Los ojos del autor no ven: escrutan. Calculados verso a verso, los poemas parecen hechos por un meticuloso laboratorista que en la mesa, con un microscopio y un juego de pequeños instrumentos, estudia sus materiales, disecciona, junta y separa hasta que el material queda perfecto. Buen número de esos poemas son despiadados o brutales, donde no se excluye lo repugnante y lo escatológico. Por ejemplo, en “Escenas de Marbella”, con un extremo humor negro, Dios mismo puede yacer muerto en una playa como un gran pez y las gentes pueden irlo destazando y llevarse porciones del cuerpo a su casa; o en otro poema Jonás no saldrá tal vez nunca del cuerpo de la ballena porque es –¿lo sabrá?– el corazón del cetáceo (“Monólogo de Jonás“).

En Rómulo Bustos Aguirre están íntimamente integradas inteligencia y emoción. En sus breves piezas el primer verso atrapa al lector y el último puede ser como un puñetazo al estómago o una cuchillada que hiende la cara. El hombre fue así, es así, y no cambiará nunca, y los poemas están escritos en la página para mí, para ti, para nosotros, y Bustos nos acaba convirtiendo en un insecto, un animal, un árbol, un pájaro, una montaña.

Los motivos de La furia del cordero, tomados de la vida cotidiana, a veces tienen referencias bíblicas o mitológicas. Algunas fábulas tienen una doble lectura y otras las que el lector quiera encontrarles. Suelen decir mucho más de lo que dicen. Encontramos en los poemas de Rómulo Bustos devoradoras hormigas, estáticos mariapalitos, calculadoras arañas, grotescos mandriles –que son espejo de lo siniestro que somos–, erizos –que punzantemente con sus agujas hacen el amor–, cenzontles, que son quizá más cenzontles cuando se olvidan de sus cuatrocientos cantos y se adentran en su silencio… Rómulo Bustos es tan inteligente que puede simular que en su trabajo poético no hay ingenuidad ni inocencia.

Desde el primer poema, “Ajedrez”, sabemos que el reino quedó a la deriva, que la guerra se perdió, y que las piezas –adelante iban guerreros y peones– han caído, y la reina –el final es excepcional– pasea desolada y “a veces/ asoma su pálido rostro entre las almenas/ y parece aún no entender lo que ha pasado”. Son muy pocos los poemas que no me gustan, pero algunos me parecen perfectos, como el antedicho “Ajedrez”, “Monólogo del verdugo”, y dos extrañamente llenos de imaginación y ternura, “Mantarraya” y “Poiesis”. En el antedicho “Monólogo del verdugo”, el personaje hace una relación de su oficio, alguien que cumple órdenes del rey, quien es a la vez emblemática y realmente un tirano.
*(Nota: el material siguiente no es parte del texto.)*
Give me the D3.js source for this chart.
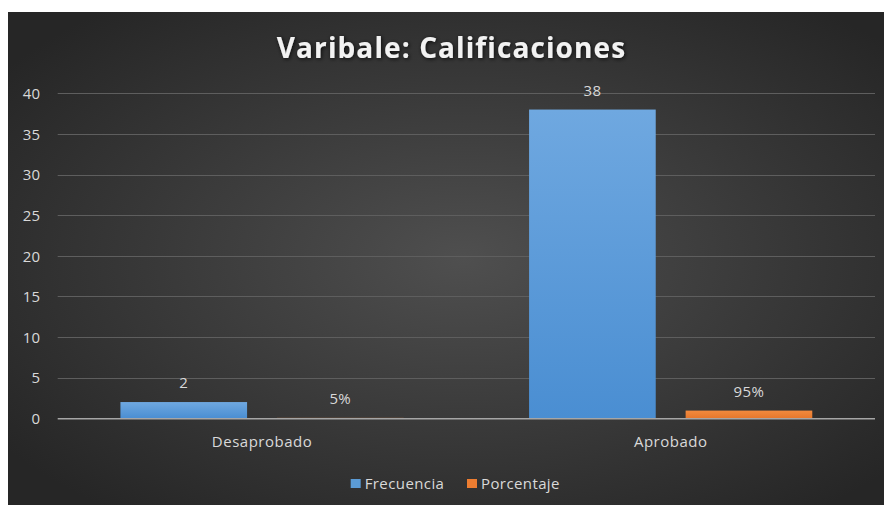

Transcribamos el poema: “Cuando el rey baja la mano/ debo entender que hay que aniquilar a la víctima/ Si la deja a media asta/ se trata entonces de una mutilación simple/ Si un poco más debajo de una mutilación doble/ Ignoro si alguna vez ha levantado la mano/ absolutorio./ Diarias son las inmolaciones/ Los días no son menos violentos que las noches/ ¿llegará un descanso para mi fatigado brazo?/ En verdad no soy mejor ni peor/ que el resto de los mortales.”

En este libro Rómulo Bustos da la bienvenida a la última cena donde, vestidos muy elegantes, los hombres serán muy bien comidos antes de que se abran las puertas del infierno.